Stated task - Will you quote precisely the lines that run from the top of the material below to the line containing "ANGLE_STEP = 0.2", both ends included?

Dataset section -
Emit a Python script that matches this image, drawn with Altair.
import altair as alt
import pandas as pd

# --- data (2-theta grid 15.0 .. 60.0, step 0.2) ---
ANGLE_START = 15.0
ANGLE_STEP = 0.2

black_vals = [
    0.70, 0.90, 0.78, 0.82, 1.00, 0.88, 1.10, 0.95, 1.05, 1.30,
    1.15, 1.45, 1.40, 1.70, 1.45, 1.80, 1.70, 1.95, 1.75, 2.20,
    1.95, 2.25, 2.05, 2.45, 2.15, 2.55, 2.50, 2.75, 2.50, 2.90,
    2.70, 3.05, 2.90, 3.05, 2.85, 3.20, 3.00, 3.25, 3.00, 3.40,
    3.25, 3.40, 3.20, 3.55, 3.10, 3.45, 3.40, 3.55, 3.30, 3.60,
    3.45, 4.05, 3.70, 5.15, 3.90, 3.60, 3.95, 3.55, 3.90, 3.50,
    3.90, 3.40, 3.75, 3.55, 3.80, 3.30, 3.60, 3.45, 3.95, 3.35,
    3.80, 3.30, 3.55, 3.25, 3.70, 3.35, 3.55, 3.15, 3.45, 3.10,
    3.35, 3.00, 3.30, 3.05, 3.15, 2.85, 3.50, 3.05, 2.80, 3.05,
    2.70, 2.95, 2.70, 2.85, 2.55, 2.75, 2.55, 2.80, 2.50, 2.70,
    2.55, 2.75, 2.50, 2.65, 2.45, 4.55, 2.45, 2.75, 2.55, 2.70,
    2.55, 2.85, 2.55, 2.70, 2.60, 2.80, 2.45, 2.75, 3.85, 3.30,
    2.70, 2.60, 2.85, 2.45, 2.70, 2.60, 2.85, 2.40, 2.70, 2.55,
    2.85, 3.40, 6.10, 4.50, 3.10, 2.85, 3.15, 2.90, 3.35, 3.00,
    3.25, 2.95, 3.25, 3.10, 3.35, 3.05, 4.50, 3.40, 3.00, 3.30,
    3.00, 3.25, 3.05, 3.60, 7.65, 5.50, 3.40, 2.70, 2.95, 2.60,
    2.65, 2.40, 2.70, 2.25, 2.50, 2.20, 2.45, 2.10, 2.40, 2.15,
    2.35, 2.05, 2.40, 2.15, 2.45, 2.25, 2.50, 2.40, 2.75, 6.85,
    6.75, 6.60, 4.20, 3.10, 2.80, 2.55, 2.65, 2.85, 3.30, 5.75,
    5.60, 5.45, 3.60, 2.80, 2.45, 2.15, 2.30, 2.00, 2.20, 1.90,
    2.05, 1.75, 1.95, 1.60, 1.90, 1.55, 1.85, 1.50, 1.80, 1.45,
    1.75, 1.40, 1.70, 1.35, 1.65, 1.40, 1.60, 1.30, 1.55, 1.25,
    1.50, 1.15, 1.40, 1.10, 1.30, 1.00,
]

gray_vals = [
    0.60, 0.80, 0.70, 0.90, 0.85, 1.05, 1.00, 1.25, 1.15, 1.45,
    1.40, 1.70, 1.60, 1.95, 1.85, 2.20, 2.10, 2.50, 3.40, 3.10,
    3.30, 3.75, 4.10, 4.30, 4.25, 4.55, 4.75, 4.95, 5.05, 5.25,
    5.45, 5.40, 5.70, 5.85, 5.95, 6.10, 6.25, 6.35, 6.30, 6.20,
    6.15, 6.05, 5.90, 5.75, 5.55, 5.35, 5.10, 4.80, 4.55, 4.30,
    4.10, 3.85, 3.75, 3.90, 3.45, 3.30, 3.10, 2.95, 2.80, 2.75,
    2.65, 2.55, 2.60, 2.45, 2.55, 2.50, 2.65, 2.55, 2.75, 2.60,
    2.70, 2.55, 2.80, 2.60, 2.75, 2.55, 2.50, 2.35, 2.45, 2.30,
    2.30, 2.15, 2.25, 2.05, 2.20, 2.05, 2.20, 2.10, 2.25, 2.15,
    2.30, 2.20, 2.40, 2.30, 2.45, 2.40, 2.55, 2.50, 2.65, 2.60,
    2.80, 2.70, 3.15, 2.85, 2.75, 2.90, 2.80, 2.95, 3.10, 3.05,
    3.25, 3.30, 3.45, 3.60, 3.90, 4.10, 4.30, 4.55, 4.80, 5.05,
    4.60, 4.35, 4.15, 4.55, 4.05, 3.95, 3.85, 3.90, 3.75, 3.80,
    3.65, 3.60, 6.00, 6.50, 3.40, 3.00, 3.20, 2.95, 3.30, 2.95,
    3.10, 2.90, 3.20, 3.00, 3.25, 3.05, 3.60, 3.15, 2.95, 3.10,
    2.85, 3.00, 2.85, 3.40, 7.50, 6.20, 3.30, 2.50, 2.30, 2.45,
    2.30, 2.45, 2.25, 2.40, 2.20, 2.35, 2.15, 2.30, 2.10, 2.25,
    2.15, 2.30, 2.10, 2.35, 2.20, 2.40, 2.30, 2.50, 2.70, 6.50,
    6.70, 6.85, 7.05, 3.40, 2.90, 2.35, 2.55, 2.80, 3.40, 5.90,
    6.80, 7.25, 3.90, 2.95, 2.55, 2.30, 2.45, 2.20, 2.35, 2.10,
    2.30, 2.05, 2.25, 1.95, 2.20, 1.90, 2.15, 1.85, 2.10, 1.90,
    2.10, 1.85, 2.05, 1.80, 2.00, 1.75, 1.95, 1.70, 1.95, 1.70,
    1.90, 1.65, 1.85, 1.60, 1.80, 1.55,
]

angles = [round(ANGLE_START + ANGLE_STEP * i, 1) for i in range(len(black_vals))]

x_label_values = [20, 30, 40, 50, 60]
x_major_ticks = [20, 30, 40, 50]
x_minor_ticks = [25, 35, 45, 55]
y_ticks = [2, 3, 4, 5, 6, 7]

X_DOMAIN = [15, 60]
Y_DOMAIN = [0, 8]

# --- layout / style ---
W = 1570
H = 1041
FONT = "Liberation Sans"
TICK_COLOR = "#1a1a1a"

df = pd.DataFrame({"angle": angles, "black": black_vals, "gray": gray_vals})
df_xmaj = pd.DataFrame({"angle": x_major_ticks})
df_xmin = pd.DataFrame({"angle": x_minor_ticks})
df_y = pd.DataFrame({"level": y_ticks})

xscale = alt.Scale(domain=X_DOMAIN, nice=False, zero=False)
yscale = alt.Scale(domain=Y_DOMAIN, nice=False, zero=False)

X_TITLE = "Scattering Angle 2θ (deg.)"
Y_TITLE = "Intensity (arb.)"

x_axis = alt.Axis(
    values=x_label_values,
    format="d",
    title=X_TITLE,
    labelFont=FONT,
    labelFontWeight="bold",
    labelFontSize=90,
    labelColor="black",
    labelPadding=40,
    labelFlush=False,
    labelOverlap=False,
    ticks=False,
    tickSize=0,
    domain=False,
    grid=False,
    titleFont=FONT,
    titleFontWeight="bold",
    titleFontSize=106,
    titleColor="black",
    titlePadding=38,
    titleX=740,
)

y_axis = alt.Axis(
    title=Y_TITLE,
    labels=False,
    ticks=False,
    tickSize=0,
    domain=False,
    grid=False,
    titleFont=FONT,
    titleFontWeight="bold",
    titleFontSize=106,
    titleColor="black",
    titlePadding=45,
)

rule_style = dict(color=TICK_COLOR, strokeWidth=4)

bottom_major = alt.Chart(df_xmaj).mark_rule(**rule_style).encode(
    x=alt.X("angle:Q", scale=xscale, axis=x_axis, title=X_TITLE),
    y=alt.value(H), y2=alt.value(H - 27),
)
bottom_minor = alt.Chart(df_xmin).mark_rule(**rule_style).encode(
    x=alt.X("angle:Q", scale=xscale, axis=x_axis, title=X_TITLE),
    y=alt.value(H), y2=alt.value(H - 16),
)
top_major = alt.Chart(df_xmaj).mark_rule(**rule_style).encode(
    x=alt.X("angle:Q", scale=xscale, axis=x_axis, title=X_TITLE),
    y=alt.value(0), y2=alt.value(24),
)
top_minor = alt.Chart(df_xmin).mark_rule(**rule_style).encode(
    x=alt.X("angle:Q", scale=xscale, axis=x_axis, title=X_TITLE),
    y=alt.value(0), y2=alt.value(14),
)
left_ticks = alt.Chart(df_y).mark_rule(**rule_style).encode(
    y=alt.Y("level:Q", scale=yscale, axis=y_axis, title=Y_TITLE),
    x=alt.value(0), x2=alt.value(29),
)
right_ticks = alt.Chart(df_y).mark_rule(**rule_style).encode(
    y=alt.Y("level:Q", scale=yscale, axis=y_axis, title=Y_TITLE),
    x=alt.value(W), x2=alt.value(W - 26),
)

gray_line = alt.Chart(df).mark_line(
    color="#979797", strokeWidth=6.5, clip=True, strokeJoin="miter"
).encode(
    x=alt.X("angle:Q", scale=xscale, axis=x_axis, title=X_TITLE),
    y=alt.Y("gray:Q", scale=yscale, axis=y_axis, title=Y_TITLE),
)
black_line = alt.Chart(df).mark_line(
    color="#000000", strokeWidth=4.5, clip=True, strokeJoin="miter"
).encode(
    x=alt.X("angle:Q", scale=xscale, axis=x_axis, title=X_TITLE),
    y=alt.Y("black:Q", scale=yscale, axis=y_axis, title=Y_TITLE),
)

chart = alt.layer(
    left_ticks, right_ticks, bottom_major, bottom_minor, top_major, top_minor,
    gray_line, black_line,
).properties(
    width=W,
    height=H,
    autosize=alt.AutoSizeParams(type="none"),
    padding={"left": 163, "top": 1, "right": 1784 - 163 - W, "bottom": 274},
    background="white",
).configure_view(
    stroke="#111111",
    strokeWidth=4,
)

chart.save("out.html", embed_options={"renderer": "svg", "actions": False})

Task result -
Emit a Python script that matches this image, drawn with Altair.
import altair as alt
import pandas as pd

# --- data (2-theta grid 15.0 .. 60.0, step 0.2) ---
ANGLE_START = 15.0
ANGLE_STEP = 0.2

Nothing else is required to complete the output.